Data excerpt:
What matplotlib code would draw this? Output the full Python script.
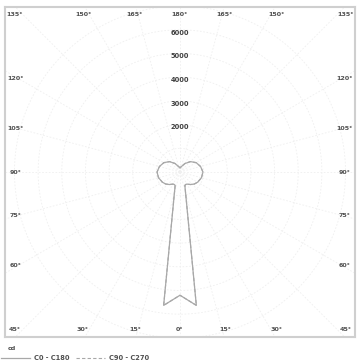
import numpy as np
import matplotlib
matplotlib.use("Agg")
import matplotlib.pyplot as plt

# Luminous intensity distribution (cd), angle measured from nadir (deg)
angles = [0, 7, 20, 25, 30, 40, 50, 60, 75, 90, 105, 120, 135, 150, 165, 180]
c0_c180 = [5200, 5670, 600, 580, 590, 690, 790, 860, 940, 970, 900, 790, 620, 410, 240, 180]
c90_c270 = [5200, 5670, 600, 580, 590, 690, 790, 860, 940, 970, 900, 790, 620, 410, 240, 180]

ring_values = [1000, 2000, 3000, 4000, 5000, 6000, 7000]
ring_labels = ["", "2000", "3000", "4000", "5000", "6000", ""]
top_angles = [-45, -30, -15, 0, 15, 30, 45]          # offsets from 180
side_angles = [120, 105, 90, 75, 60]
unit_label = "cd"
legend_names = ["C0 - C180", "C90 - C270"]

XL, YL = 7400, 6962
line_col = "#a8a8a8"
txt_col = "#505050"

fig = plt.figure(figsize=(3.6, 3.63), dpi=100)
ax = fig.add_axes([5/360, (363-337)/363, 350/360, 330/363])
ax.set_xlim(-XL, XL)
ax.set_ylim(-YL, YL)
ax.set_xticks([]); ax.set_yticks([])
for s in ax.spines.values():
    s.set_color("#cfcfcf"); s.set_linewidth(1.5)

# grid circles and rays
t = np.linspace(0, 2*np.pi, 400)
for rv in ring_values:
    ax.plot(rv*np.sin(t), rv*np.cos(t), color="#efefef", lw=0.6, ls=(0, (2, 2)), zorder=1)
for a in range(0, 360, 15):
    ar = np.radians(a)
    ax.plot([0, 12000*np.sin(ar)], [0, -12000*np.cos(ar)], color="#efefef", lw=0.6,
            ls=(0, (2, 2)), zorder=1)

def polar_xy(ang, vals, side):
    a = np.radians(np.asarray(ang, float))
    v = np.asarray(vals, float)
    return side*v*np.sin(a), -v*np.cos(a)

def full_curve(vals):
    xl, yl = polar_xy(angles, vals, -1)
    xr, yr = polar_xy(angles, vals, 1)
    return np.concatenate([xl[::-1], xr[1:]]), np.concatenate([yl[::-1], yr[1:]])

x1, y1 = full_curve(c0_c180)
x2, y2 = full_curve(c90_c270)
l1, = ax.plot(x1, y1, color=line_col, lw=0.9, zorder=3)
l2, = ax.plot(x2, y2, color=line_col, lw=0.8, ls=(0, (3, 2)), zorder=3)

# radial value labels
for rv, lab in zip(ring_values, ring_labels):
    if lab:
        ax.text(0, rv - 120, lab, ha="center", va="center", fontsize=4.8,
                color="#404040", fontweight="bold", zorder=4)

# angle labels along top / bottom
ey = 6640
for off in top_angles:
    x = np.clip(7100*np.tan(np.radians(off)), -7000, 7000)
    ax.text(x, ey, f"{180-abs(off)}°", ha="center", va="center", fontsize=4.6,
            color=txt_col, fontweight="bold")
    ax.text(x, -ey, f"{abs(off)}°", ha="center", va="center", fontsize=4.6,
            color=txt_col, fontweight="bold")
# angle labels along sides
ex = 6950
for a in side_angles:
    y = -ex/np.tan(np.radians(a)) if a != 90 else 0.0
    y = y*0.98
    ax.text(-ex, y, f"{a}°", ha="center", va="center", fontsize=4.6, color=txt_col,
            fontweight="bold")
    ax.text(ex, y, f"{a}°", ha="center", va="center", fontsize=4.6, color=txt_col,
            fontweight="bold")

fig.text(8/360, 1-348/363, unit_label, fontsize=4.6, color=txt_col, va="center", ha="left",
         fontweight="bold")
fig.legend([l1, l2], legend_names, loc="center left", bbox_to_anchor=(0.0, 1-358/363),
           ncol=2, frameon=False, handlelength=4.3, columnspacing=1.0,
           handletextpad=0.6, labelcolor=txt_col, borderaxespad=0.0, borderpad=0.2,
           prop={"size": 4.8, "weight": "bold"})

fig.savefig("out.png", dpi=100, facecolor="white")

Request:
Find all lines where the word "matplotlib" appears. Copy them.

Task result:
What matplotlib code would draw this? Output the full Python script.
import matplotlib
matplotlib.use("Agg")
import matplotlib.pyplot as plt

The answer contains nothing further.